Confessions of a Litigation God
When I open my eyes, Mac is no longer staring between my legs, but all of her intensity is focused on my face. I give it back to her in equal measure, and we are both helpless to look away from the other.
“Spread your legs,” I say roughly and she doesn’t hesitate for a moment, spreading them wide and giving me unfettered gazing access to her pu**y.
Fucking beautiful pu**y!
“Touch yourself,” I order her, surprised I can even talk right now.
Mac’s delicate fingers go between her legs, and she gives me the show of a lifetime. I can’t help but pull on my c**k harder and faster as I watch her, but when I feel the telltale signs of an orgasm starting to rumble, I release myself because that’s not happening the first time unless I’m inside of her.
“Enough. You’re ready for my mouth, and I don’t think I’ll stop until I’ve made you come at least three times. ”
Mac shivers and her eyes go half-mast. I step up to the bed, intent on latching my mouth onto her cl*t hard, when she says, “Wait. ”
Fuck no, not waiting, but my eyes go to her in question and I pause momentarily.
“Let’s make this a little more balanced,” she says.
Hmmm. Interesting.
“What did you have in mind?”
“We’ve done a lot of dirty things together, but I don’t think we’ve ever done sixt
y-nine. Let’s give that a try. ”
Yes, Mac Dawson is beyond magnificent. In fact, I feel like busting out an ode to her greatness right now.
“You are like the perfect f**king woman,” I say in awe.
“No, I’m not,” she says simply, and I think that may be an allusion to the fact that if she was… I would have never parted ways with her. That thought hurts, but then she says, “But I’m damn close, so get your ass on this bed and get into position. ”
***
I wake up and glance at Mac’s bedside clock. It’s 5:30 AM and I am warm, secure with my arms wrapped around her, and I am utterly content.
I also know this feeling will be fleeting, because Mac and I agreed that last night was a goodbye sort of f**k.
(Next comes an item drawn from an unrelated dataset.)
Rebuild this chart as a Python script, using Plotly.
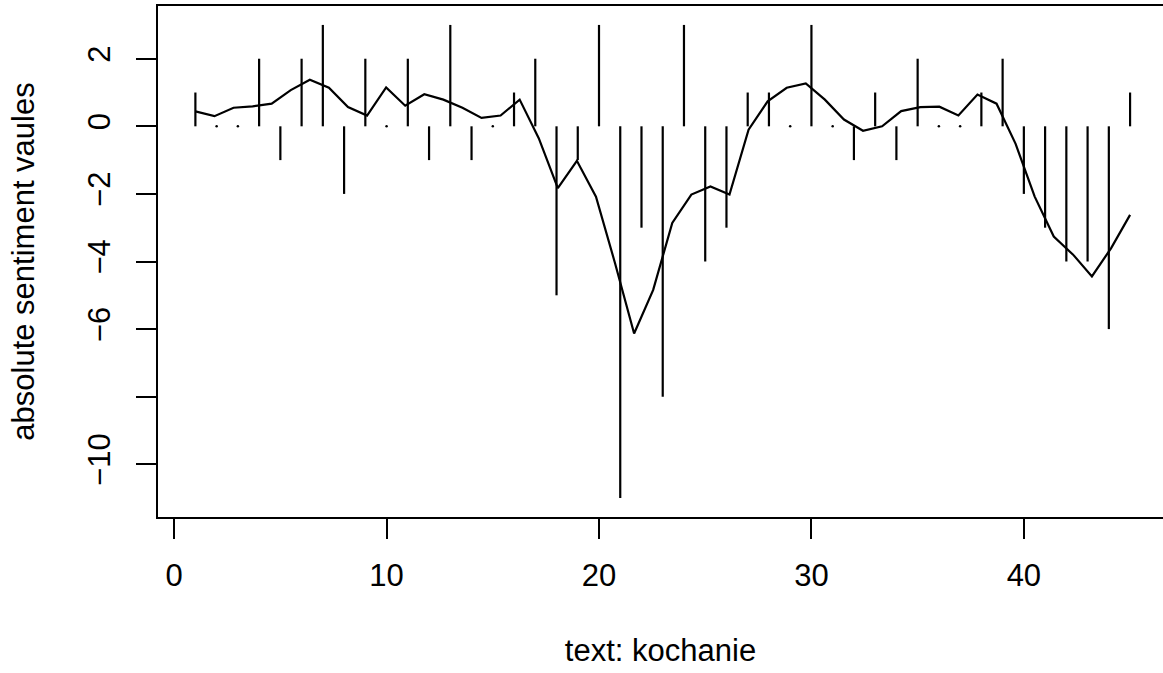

Except… it wasn’t f**king at all.
Don’t get me wrong… there was plenty of sex. The sixty-nine just got us started and after she came on my lips and I jetted over her tongue, we didn’t even pause. Just started kissing, touching, and groping each other, and we went at it again.
And again.
And again.
But there was a level of need on my part that was not going to be satisfied by a mere orgasm—or five. I needed more from Mac and for a brief time last night… I got it.
I got the intimacy, care, and pure desire that I had been craving for so long. She gave it to me in murmurs, whispered touches, and gentle licks. She smiled at me over and over again, causing my heart to soar. We talked and we laughed. We did so much more than f**king.
Yes… what we did last night was transcendental.
It may have been the most perfect night of my life, and yet the dawn of this new day may end up starting the worst of my life… when I walk out that door and probably out of Mac’s life for good.
Sadness overwhelms me at the prospect. It’s a miserable f**king thought.
But it’s just a thought, I tell myself.
Doesn’t have to be true, does it? Perhaps I can change things with Mac. Maybe I can go back, to that time in our relationship when we were both happy with everything there was between us. I’m not quite sure how to go about doing it. In fact, I need to talk this over with someone trusted, and there is only one such person in my life.
Easing out of Mac’s embrace, I give her a light kiss on her head and slip out of bed. I dress silently and leave her apartment just as quietly.
As I hit the street, looking to hail a cab, I pull my phone out and dial my dad. It’s too early for him to be up, because he’s a night owl like me.
But he’ll answer the phone when he sees it’s me that’s calling. When I tell him I need to talk to him… that I need advice, he’ll quietly slip out of the marriage bed he’s shared with my mom for thirty-six years, and pad into the kitchen.
He’ll make a pot of coffee while I lay my woes out to him. He’ll listen and won’t interrupt. Then he’ll sit at the kitchen table that overlooks the backyard, and he’ll sip on coffee while he imparts his wisdom. I know my dad… he won’t call me a dumbass and won’t make me feel bad for the stupid choices I’ve made. Instead, he’ll put his head together with mine and help me figure out exactly what I need to do.
Chapter 35
In my opinion, unaccomplished people only consider the risks, not the rewards.
Those words reverberate through my head, over and over again.
My dad said them to me about ten hours ago when I talked to him first thing this morning. After I told him, with no holds barred, all about Mac Dawson.
I told him how we met—sparing him, of course, the sordid details—and then proceeded to explain how our relationship progressed, then how I f**ked it all up.
I didn’t hold back, but told him it was my bitterness and insecurity… my fear over getting hurt, that held me prisoner.
My dad was quiet the entire time, patiently listening to me while I unburdened. He didn’t even make a sound when I told him what really happened between Cal and Marissa.